Task description: Look for the line containing "Rebuild this chart" and the line containing "Serif, Times New" in the entries below. Copy those two and all lines between them exactly, leaving out pictures.

+-------+

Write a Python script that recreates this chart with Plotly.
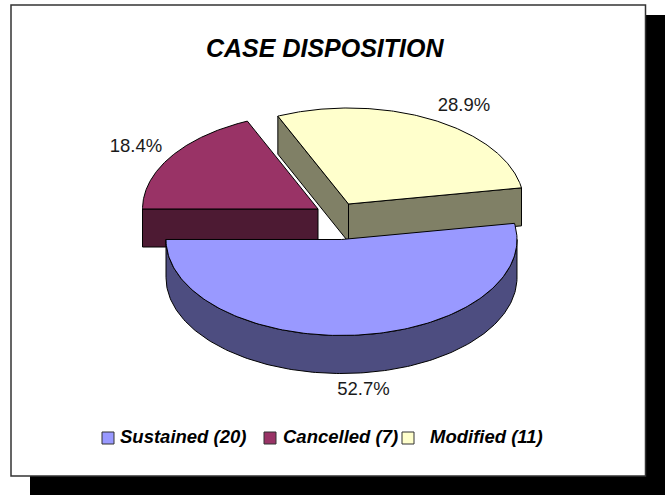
import numpy as np
import plotly.graph_objects as go

categories = ["Sustained (20)", "Cancelled (7)", "Modified (11)"]
percents = [52.7, 18.4, 28.9]
pct_labels = ["52.7%", "18.4%", "28.9%"]
top_colors = ["#9999FF", "#993366", "#FFFFCC"]
side_colors = ["#4D4D80", "#4D1A33", "#808066"]
title_text = "CASE DISPOSITION"

W, H = 665, 495
RX, RY, DEPTH = 175.5, 96, 38
START = 9.7  # first slice starts just above the right end and runs clockwise
centres = {"Sustained (20)": (341.5, 239.5), "Cancelled (7)": (318, 209), "Modified (11)": (348.5, 204)}

# slice angle ranges from the values (clockwise, so angles fall)
spans = {}
a = START
for c, p in zip(categories, percents):
    spans[c] = (a, a - p * 3.6)
    a -= p * 3.6


def rim(cx, cy, a0, a1, dz=0):
    t = np.radians(np.linspace(a0, a1, 160))
    return cx + RX * np.cos(t), cy - RY * np.sin(t) + dz


def end_point(cx, cy, ang):
    t = np.radians(ang)
    return cx + RX * np.cos(t), cy - RY * np.sin(t)


fig = go.Figure()


def poly(xs, ys, fill, lw=1):
    fig.add_trace(go.Scatter(x=list(xs), y=list(ys), mode="lines", fill="toself", fillcolor=fill,
                             line=dict(color="#000000", width=lw), hoverinfo="skip", showlegend=False))


def quad(p, q, fill):
    poly([p[0], q[0], q[0], p[0], p[0]], [p[1], q[1], q[1] + DEPTH, p[1] + DEPTH, p[1]], fill)


# Modified slice (back right)
i = 2
cx, cy = centres[categories[i]]
a0, a1 = spans[categories[i]]
quad((cx, cy), end_point(cx, cy, a0), side_colors[i])
quad((cx, cy), end_point(cx, cy, a1), side_colors[i])
x, y = rim(cx, cy, a0, a1)
poly(np.r_[cx, x, cx], np.r_[cy, y, cy], top_colors[i])

# Cancelled slice (back left)
i = 1
cx, cy = centres[categories[i]]
a0, a1 = spans[categories[i]]
quad((cx, cy), end_point(cx, cy, a1 + (180 - a1)), side_colors[i])
x, y = rim(cx, cy, a0, a1)
poly(np.r_[cx, x, cx], np.r_[cy, y, cy], top_colors[i])

# Sustained slice (front)
i = 0
cx, cy = centres[categories[i]]
a0, a1 = spans[categories[i]]
xu, yu = rim(cx, cy, 0, a1)
xl, yl = rim(cx, cy, 0, a1, DEPTH)
poly(np.r_[xu, xl[::-1], xu[0]], np.r_[yu, yl[::-1], yu[0]], side_colors[i])
x, y = rim(cx, cy, a0, a1)
poly(np.r_[cx, x, cx], np.r_[cy, y, cy], top_colors[i])

# percentage labels
fig.add_trace(go.Scatter(x=[363.5, 136, 464], y=[390, 147, 106], mode="text", text=pct_labels,
                         textposition="middle center", hoverinfo="skip", showlegend=False,
                         textfont=dict(family="Liberation Sans", size=18.5, color="#1A1A1A")))

# legend
swatch_x = [108, 270, 408]
label_x = [120, 283, 430]
fig.add_trace(go.Scatter(x=swatch_x, y=[438] * 3, mode="markers", hoverinfo="skip", showlegend=False,
                         marker=dict(symbol="square", size=12, color=top_colors,
                                     line=dict(color="#333333", width=1))))
fig.add_trace(go.Scatter(x=label_x, y=[438] * 3, mode="text", text=["<b><i>%s</i></b>" % c for c in categories],
                         textposition="middle right", hoverinfo="skip", showlegend=False,
                         textfont=dict(family="Liberation Sans", size=18.5, color="#000000")))

fig.add_annotation(x=324.5, y=47.5, xref="x", yref="y", text="<b><i>%s</i></b>" % title_text, showarrow=False,
                   font=dict(family="Liberation Sans", size=25, color="#000000"))

fig.update_layout(
    width=W, height=H, margin=dict(l=0, r=0, t=0, b=0), paper_bgcolor="#FFFFFF", plot_bgcolor="#FFFFFF",
    showlegend=False,
    xaxis=dict(range=[0, W], visible=False, fixedrange=True),
    yaxis=dict(range=[H, 0], visible=False, fixedrange=True),
    shapes=[
        dict(type="rect", layer="below", x0=30, x1=W, y0=15, y1=H, fillcolor="#000000", line=dict(width=0)),
        dict(type="rect", layer="below", x0=11, x1=645.5, y0=5, y1=476, fillcolor="#FFFFFF",
             line=dict(color="#333333", width=1.5)),
    ],
)
fig.write_html("out.html", config={"displayModeBar": False},
               post_script="document.body.style.margin='0';document.body.style.overflow='hidden';")
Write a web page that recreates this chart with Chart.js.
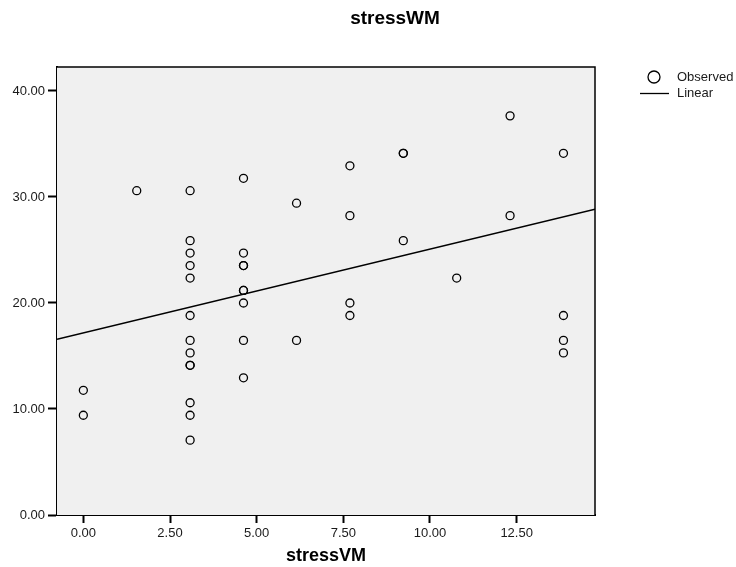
<!DOCTYPE html>
<html>
<head>
<meta charset="utf-8">
<title>stressWM</title>
<script src="https://cdn.jsdelivr.net/npm/chart.js@4.4.1/dist/chart.umd.min.js"></script>
<style>
  html, body { margin: 0; padding: 0; background: #fff; }
  #wrap { width: 736px; height: 567px; }
</style>
</head>
<body>
<div id="wrap"><canvas id="fit-chart" width="736" height="567"></canvas></div>
<script>
// Observed points (stressVM, stressWM)
const obsX = [
  0, 0,
  1.54,
  3.08, 3.08, 3.08, 3.08, 3.08, 3.08, 3.08, 3.08, 3.08, 3.08, 3.08, 3.08, 3.08,
  4.62, 4.62, 4.62, 4.62, 4.62, 4.62, 4.62, 4.62, 4.62,
  6.15, 6.15,
  7.69, 7.69, 7.69, 7.69,
  9.23, 9.23, 9.23,
  10.77,
  12.31, 12.31,
  13.85, 13.85, 13.85, 13.85
];
const obsY = [
  11.76, 9.41,
  30.59,
  30.59, 25.88, 24.71, 23.53, 22.35, 18.82, 16.47, 15.29, 14.12, 14.12, 10.59, 9.41, 7.06,
  31.76, 24.71, 23.53, 23.53, 21.18, 21.18, 20.00, 16.47, 12.94,
  29.41, 16.47,
  32.94, 28.24, 20.00, 18.82,
  34.12, 34.12, 25.88,
  22.35,
  37.65, 28.24,
  34.12, 18.82, 16.47, 15.29
];

// Linear fit, ends at the axis limits
const fitX = [-0.76, 14.76];
const fitY = [16.58, 28.84];

const xTicks = [0, 2.5, 5, 7.5, 10, 12.5];
const yTicks = [0, 10, 20, 30, 40];

const titleText = 'stressWM';
const xTitle = 'stressVM';
const legendLabels = ['Observed', 'Linear'];

const FONT = '"Liberation Sans", Arial, Helvetica, sans-serif';

// plot background, frame, title and legend
const decor = {
  id: 'decor',
  beforeDatasetsDraw(chart) {
    const { ctx, chartArea: a } = chart;
    ctx.save();
    ctx.fillStyle = '#f0f0f0';
    ctx.fillRect(a.left, a.top, a.right - a.left, a.bottom - a.top);
    ctx.restore();
  },
  afterDraw(chart) {
    const { ctx, chartArea: a } = chart;
    ctx.save();
    ctx.strokeStyle = '#000';
    ctx.lineWidth = 1.5;
    ctx.beginPath();
    ctx.moveTo(a.left, a.top);
    ctx.lineTo(a.right, a.top);
    ctx.lineTo(a.right, a.bottom);
    ctx.stroke();

    ctx.fillStyle = '#000';
    ctx.font = 'bold 19px ' + FONT;
    ctx.textAlign = 'center';
    ctx.textBaseline = 'alphabetic';
    ctx.fillText(titleText, 395, 23.5);

    // legend
    ctx.lineWidth = 1.3;
    ctx.beginPath();
    ctx.arc(654, 77, 6, 0, Math.PI * 2);
    ctx.stroke();
    ctx.beginPath();
    ctx.moveTo(640, 93.5);
    ctx.lineTo(669, 93.5);
    ctx.stroke();
    ctx.font = '13px ' + FONT;
    ctx.textAlign = 'left';
    ctx.textBaseline = 'middle';
    ctx.fillStyle = '#1a1a1a';
    ctx.fillText(legendLabels[0], 677, 77);
    ctx.fillText(legendLabels[1], 677, 93.5);
    ctx.restore();
  }
};

const ctx = document.getElementById('fit-chart').getContext('2d');
new Chart(ctx, {
  type: 'scatter',
  data: {
    datasets: [
      {
        label: legendLabels[0],
        data: obsX.map((x, i) => ({ x, y: obsY[i] })),
        pointStyle: 'circle',
        pointRadius: 4,
        pointBackgroundColor: 'rgba(0,0,0,0)',
        pointBorderColor: '#000',
        pointBorderWidth: 1.3,
        order: 1
      },
      {
        label: legendLabels[1],
        type: 'line',
        data: fitX.map((x, i) => ({ x, y: fitY[i] })),
        borderColor: '#000',
        borderWidth: 1.5,
        pointRadius: 0,
        fill: false,
        order: 2
      }
    ]
  },
  options: {
    responsive: false,
    animation: false,
    layout: { padding: { top: 67, right: 141, left: 0, bottom: 0 } },
    plugins: {
      legend: { display: false },
      title: { display: false },
      tooltip: { enabled: false }
    },
    scales: {
      x: {
        type: 'linear',
        min: -0.76,
        max: 14.76,
        afterBuildTicks: s => { s.ticks = xTicks.map(v => ({ value: v })); },
        afterFit: s => { s.height = 52; },
        grid: { drawOnChartArea: false, tickLength: 8, tickColor: '#000', tickWidth: 2 },
        border: { display: true, color: '#000', width: 2 },
        ticks: {
          color: '#1a1a1a',
          padding: 3,
          maxRotation: 0,
          font: { family: FONT, size: 13 },
          callback: v => v.toFixed(2)
        },
        title: {
          display: true,
          text: xTitle,
          color: '#000',
          padding: { top: 0, bottom: 0 },
          font: { family: FONT, size: 18, weight: 'bold', lineHeight: 1.2 }
        }
      },
      y: {
        type: 'linear',
        min: 0,
        max: 42.26,
        afterBuildTicks: s => { s.ticks = yTicks.map(v => ({ value: v })); },
        afterFit: s => { s.width = 57; },
        grid: { drawOnChartArea: false, tickLength: 9, tickColor: '#000', tickWidth: 2 },
        border: { display: true, color: '#000', width: 2 },
        ticks: {
          color: '#1a1a1a',
          padding: 3,
          font: { family: FONT, size: 13 },
          callback: v => v.toFixed(2)
        }
      }
    }
  },
  plugins: [decor]
});
</script>
</body>
</html>
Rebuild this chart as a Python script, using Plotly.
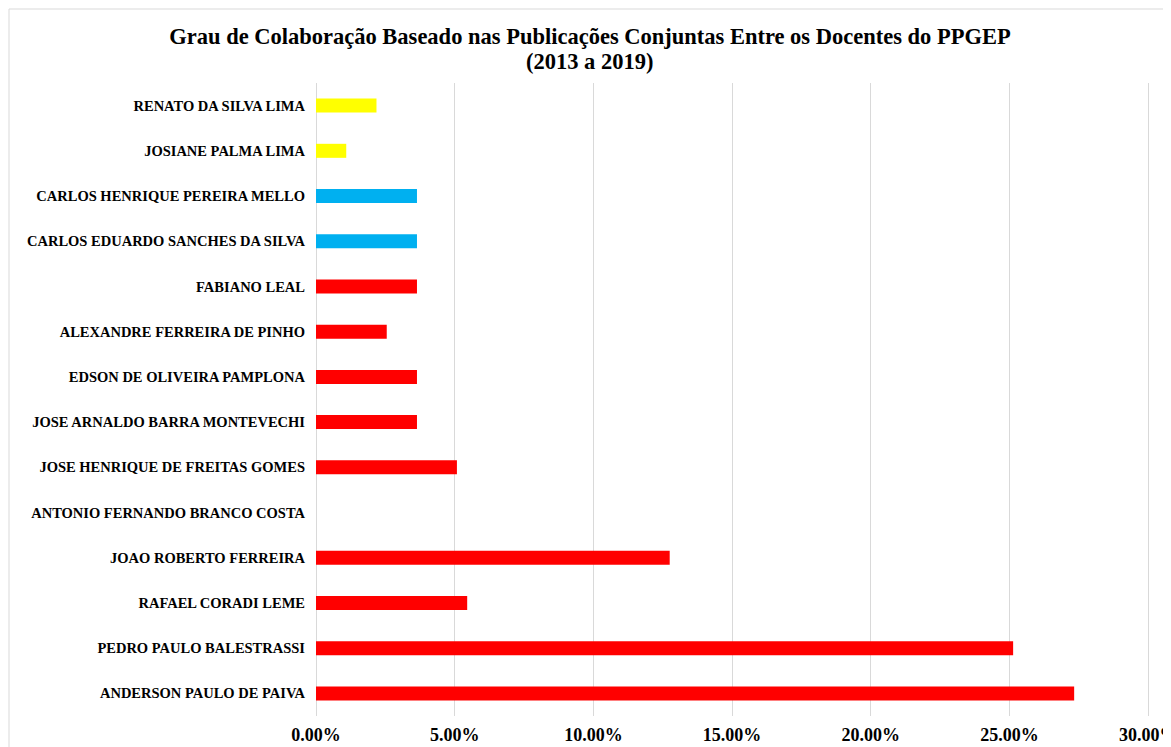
import plotly.graph_objects as go

names = [
    "ANDERSON PAULO DE PAIVA",
    "PEDRO PAULO BALESTRASSI",
    "RAFAEL CORADI LEME",
    "JOAO ROBERTO FERREIRA",
    "ANTONIO FERNANDO BRANCO COSTA",
    "JOSE HENRIQUE DE FREITAS GOMES",
    "JOSE ARNALDO BARRA MONTEVECHI",
    "EDSON DE OLIVEIRA PAMPLONA",
    "ALEXANDRE FERREIRA DE PINHO",
    "FABIANO LEAL",
    "CARLOS EDUARDO SANCHES DA SILVA",
    "CARLOS HENRIQUE PEREIRA MELLO",
    "JOSIANE PALMA LIMA",
    "RENATO DA SILVA LIMA",
]
values = [0.2733, 0.2513, 0.0545, 0.1275, 0.0, 0.0508, 0.0364, 0.0364,
          0.0255, 0.0364, 0.0364, 0.0364, 0.0109, 0.0218]
groups = ["red"] * 10 + ["blue"] * 2 + ["yellow"] * 2
group_colors = {"red": "#FF0000", "blue": "#00B0F0", "yellow": "#FFFF00"}
x_ticks = [0, 0.05, 0.10, 0.15, 0.20, 0.25, 0.30]
title_line1 = "Grau de Colaboração Baseado nas Publicações Conjuntas Entre os Docentes do PPGEP"
title_line2 = "(2013 a 2019)"

fig = go.Figure(
    go.Bar(
        x=values,
        y=names,
        orientation="h",
        marker=dict(color=[group_colors[g] for g in groups], line=dict(width=0)),
        width=0.31,
        hoverinfo="x+y",
    )
)

font_family = "Liberation Serif, Times New Roman, serif"

# page body has an 8px margin; the figure is sized so it fills the window
W, H = 1163, 739
L, R, T, B = 308, 20, 75, 31
pw = W - L - R
ph = H - T - B

fig.update_layout(
    width=W,
    height=H,
    paper_bgcolor="white",
    plot_bgcolor="white",
    margin=dict(l=L, r=R, t=T, b=B, autoexpand=False),
    showlegend=False,
    title=dict(
        text="<b>" + title_line1 + "</b>",
        font=dict(family=font_family, size=22.5, color="black"),
        x=582 / W,
        xanchor="center",
        y=1 - 28 / H,
        yanchor="middle",
    ),
    font=dict(family=font_family, color="black"),
)

fig.add_annotation(
    text="<b>" + title_line2 + "</b>",
    xref="paper", yref="paper",
    x=(582 - L) / pw, y=(H - B - 54) / ph,
    xanchor="center", yanchor="middle",
    showarrow=False,
    font=dict(family=font_family, size=22.5, color="black"),
)

fig.update_xaxes(
    range=[0, 0.301],
    tickvals=x_ticks,
    tickformat=".2%",
    showgrid=True,
    gridcolor="#D9D9D9",
    gridwidth=1,
    zeroline=True,
    zerolinecolor="#D9D9D9",
    zerolinewidth=1,
    showline=False,
    automargin=False,
    ticklabeloverflow="allow",
    tickfont=dict(family=font_family, size=18, color="black", weight="bold"),
    ticklabelstandoff=6,
)

fig.update_yaxes(
    categoryorder="array",
    categoryarray=names,
    range=[-0.5, 13.5],
    showgrid=False,
    zeroline=False,
    showline=False,
    automargin=False,
    tickfont=dict(family=font_family, size=14.5, color="black", weight="bold"),
    ticklabelstandoff=10,
)

fig.add_shape(
    type="rect",
    xref="paper", yref="paper",
    x0=(1 - L) / pw, x1=(1159 - L) / pw,
    y0=(-B - 5) / ph, y1=(H - B - 1) / ph,
    line=dict(color="#D9D9D9", width=1),
    fillcolor="rgba(0,0,0,0)",
    layer="below",
)

fig.write_html("out.html")
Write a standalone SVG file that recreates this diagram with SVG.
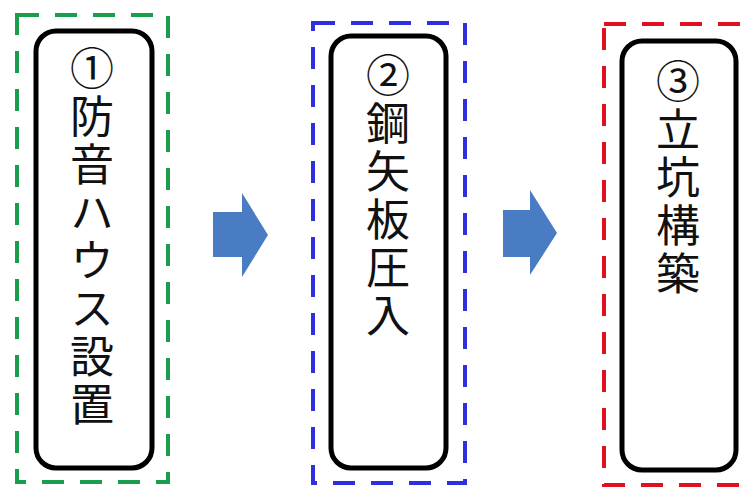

+-------+

Exercise response:
Rebuild this chart as a Python script, using Plotly.
import plotly.graph_objects as go

names = [
    "ANDERSON PAULO DE PAIVA",
    "PEDRO PAULO BALESTRASSI",
    "RAFAEL CORADI LEME",
    "JOAO ROBERTO FERREIRA",
    "ANTONIO FERNANDO BRANCO COSTA",
    "JOSE HENRIQUE DE FREITAS GOMES",
    "JOSE ARNALDO BARRA MONTEVECHI",
    "EDSON DE OLIVEIRA PAMPLONA",
    "ALEXANDRE FERREIRA DE PINHO",
    "FABIANO LEAL",
    "CARLOS EDUARDO SANCHES DA SILVA",
    "CARLOS HENRIQUE PEREIRA MELLO",
    "JOSIANE PALMA LIMA",
    "RENATO DA SILVA LIMA",
]
values = [0.2733, 0.2513, 0.0545, 0.1275, 0.0, 0.0508, 0.0364, 0.0364,
          0.0255, 0.0364, 0.0364, 0.0364, 0.0109, 0.0218]
groups = ["red"] * 10 + ["blue"] * 2 + ["yellow"] * 2
group_colors = {"red": "#FF0000", "blue": "#00B0F0", "yellow": "#FFFF00"}
x_ticks = [0, 0.05, 0.10, 0.15, 0.20, 0.25, 0.30]
title_line1 = "Grau de Colaboração Baseado nas Publicações Conjuntas Entre os Docentes do PPGEP"
title_line2 = "(2013 a 2019)"

fig = go.Figure(
    go.Bar(
        x=values,
        y=names,
        orientation="h",
        marker=dict(color=[group_colors[g] for g in groups], line=dict(width=0)),
        width=0.31,
        hoverinfo="x+y",
    )
)

font_family = "Liberation Serif, Times New Roman, serif"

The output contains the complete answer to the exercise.